Mixed in with the relics of the war and of life in the 50s and 60s was a particularly gruesome curiosity that held my fascination nearly as firmly as the gory sleaze of Gasm magazine. It was just one of those ugly heads made out of a coconut, some useless and tacky souvenir grandpa and grandma had picked up one year on a vacation down south to Florida. But the thing was ugly. It had feathers glued all over the top of its head, hideous eyes, and most chilling of all, actual human teeth glued haphazardly into the rough-hewn mouth. I wasn’t exactly a well-traveled kid at the time, so I didn’t even know what a coconut looked like still inside its shell and not made into a radio or a car by the Professor on Gilligan’s Island. This would prove to be a mortal weakness.
“You don’t want to go messing around with that,” my grandfather once admonished me in an attempt to keep me from scaling the rickety shelves like some devil-may-care Alpinist in an attempt to get a look at that malformed head. “Do you know what it is?” And then he would smile. An evil smile, though I didn’t realize it at the time. “That’s Hitler’s head. I cut it off during the war and brought it home with me.”
“Really? No it isn’t. Really.”
“And if you go messing with it, it’ll come to life and scream at you.”
I still remember asking that bizarre question. Here I was, confronted by the disembodied head of Adolf Hitler, and the only thing that amazed me about the possibility of it coming to life and screaming at me was that it could do so in German.
“It doesn’t looked like Hitler,” I commented, still a tad bit skeptical about this wild yarn.
“That’s because we dried it out on the boat back to America.”
“Where’s his mustache?”
“I tore that off myself and sent it to Harry S. Truman.”
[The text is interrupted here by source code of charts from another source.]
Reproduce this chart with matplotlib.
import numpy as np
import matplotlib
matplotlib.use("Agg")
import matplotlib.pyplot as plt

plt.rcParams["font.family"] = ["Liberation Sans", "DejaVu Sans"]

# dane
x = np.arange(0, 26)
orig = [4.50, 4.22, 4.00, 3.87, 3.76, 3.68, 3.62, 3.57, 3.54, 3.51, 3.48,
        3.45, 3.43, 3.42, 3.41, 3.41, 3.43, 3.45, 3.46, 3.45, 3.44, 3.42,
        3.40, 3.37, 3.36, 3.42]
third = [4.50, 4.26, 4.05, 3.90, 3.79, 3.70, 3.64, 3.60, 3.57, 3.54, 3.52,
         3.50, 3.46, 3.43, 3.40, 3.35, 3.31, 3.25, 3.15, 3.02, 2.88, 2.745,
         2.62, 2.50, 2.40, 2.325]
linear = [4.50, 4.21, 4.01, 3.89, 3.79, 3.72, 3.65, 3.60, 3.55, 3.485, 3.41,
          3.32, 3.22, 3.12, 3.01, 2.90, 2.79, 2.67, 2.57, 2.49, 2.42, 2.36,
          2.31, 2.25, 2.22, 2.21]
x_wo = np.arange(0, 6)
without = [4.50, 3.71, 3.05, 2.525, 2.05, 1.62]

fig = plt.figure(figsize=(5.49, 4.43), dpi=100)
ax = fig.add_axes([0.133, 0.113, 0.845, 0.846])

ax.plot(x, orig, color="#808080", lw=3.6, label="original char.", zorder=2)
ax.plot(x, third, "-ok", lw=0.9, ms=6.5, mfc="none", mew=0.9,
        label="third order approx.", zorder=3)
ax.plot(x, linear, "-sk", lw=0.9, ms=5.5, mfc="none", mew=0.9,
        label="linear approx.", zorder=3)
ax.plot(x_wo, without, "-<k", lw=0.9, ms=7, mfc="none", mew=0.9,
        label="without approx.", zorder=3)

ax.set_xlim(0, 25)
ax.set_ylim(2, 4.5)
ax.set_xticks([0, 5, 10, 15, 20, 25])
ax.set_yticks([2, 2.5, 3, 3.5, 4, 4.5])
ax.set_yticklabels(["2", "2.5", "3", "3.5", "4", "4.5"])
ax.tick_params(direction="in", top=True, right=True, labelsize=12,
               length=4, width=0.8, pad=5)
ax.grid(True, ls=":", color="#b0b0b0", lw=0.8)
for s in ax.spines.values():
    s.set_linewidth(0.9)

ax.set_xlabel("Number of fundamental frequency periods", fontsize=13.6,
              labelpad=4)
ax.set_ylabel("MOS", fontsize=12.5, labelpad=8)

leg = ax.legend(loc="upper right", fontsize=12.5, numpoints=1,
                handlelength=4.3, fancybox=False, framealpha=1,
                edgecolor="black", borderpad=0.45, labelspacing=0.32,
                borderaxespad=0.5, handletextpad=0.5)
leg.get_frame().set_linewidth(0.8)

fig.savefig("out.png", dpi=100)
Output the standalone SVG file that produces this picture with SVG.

From that day on, I was terrified of Hitler’s head. Up late one night watching one of those They Saved Hitler’s Brain type movies with friends, I would explain to them how I knew where Hitler’s head actually was. In school, I once got in trouble for telling classmates that my grandfather had Hitler’s head in his basement, and that it would scream at you in German. My teacher—I would guess this to have been around second grade—told me the story was silly, and that my grandfather had just been pulling my leg, but what did she know?
“Who you gonna believe?” my grandpa asked me. “Her or the guy who was actually there?”
And he was right. She hadn’t seen the thing, with its foul, cracked yellow teeth and hair of green and red and blue feathers—just like the real Hitler!